I basically see new age as style without substance or critical thinking at best. At worst it’s grabby hands stealing spiritual practices from other cultures, taking them out of context, and claiming them as their own (aka cultural appropriation) at worst. It’s buying a crystal from a bin based on some correspondence list somewhere or because the little tag in a shop says it’s good for “protection” without consideration of why or where it came from and under what conditions it was mined.
Most witchy type shops I’ve been to were more new age than actual witchcraft shops.They sell statues of faeries or angels portrayed as “love and light” without thought to the actual complicated and not always “love and light” lore attached to both angels and faeries. They sell white sage as “smudge sticks” never explaining that smudging is part of indigenous ritual and not just randomly waving some twigs on fire.

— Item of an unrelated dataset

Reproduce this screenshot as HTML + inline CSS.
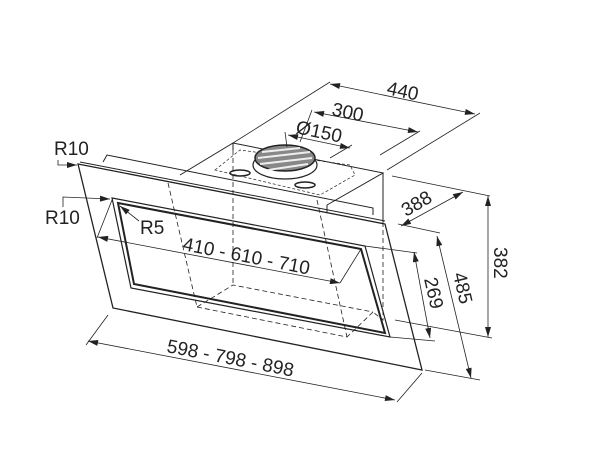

New age feel like spiritual consumerism in a capitalist sense to buy things and also in an icky sense where the historical and spiritual practices of cultures are a buffet for colonialists to pick and choose what parts of a culture “feels good” to take without dealing with the very real
These shops seem strangely stuck in the 90s with books on auras, chakras, and Celtic knots covering everything, and spirituality packaged as self help. New age is about making you feel good rather than ever examining your shadow or the shadow western culture casts on history and spirituality. New age, to me, seems like a hippie clung to capitalism instead of adapting when met with a new world and new information. Occasionally new age intersects with witchcraft and it’s often the most respectability politics forms of Wicca, which is only portrayed as love-and-light-do-no-harm at best and at worst the only kind of acceptable kind of witchcraft that must be religions or it’s not witchcraft at all.
I don’t touch stuff from closed cultures. I have studied other cultures and religions, formally in college and informally for my own curiosity, but I don’t take those concepts out of context and try to make them my own. If something bad happens to you I’m not going to say it must be karma, because that’s not how karma works and would be taking it completely out of the original framework.
I don’t really consider what I do a spiritual practice. I’m a witch. It’s just what and who I am. I think that part of being a witch is seeing the world differently, maybe a bit more malleable and subject to change if you want to change it. There’s power and strength in that. I find value in reading other accounts of witchcraft practices and see how it relates to my own experiences. I draw from my own ethos in punk and DIY and philosophy and apply that to my perspective. I call it a practice because it is always growing and changing and evolving when met with new information.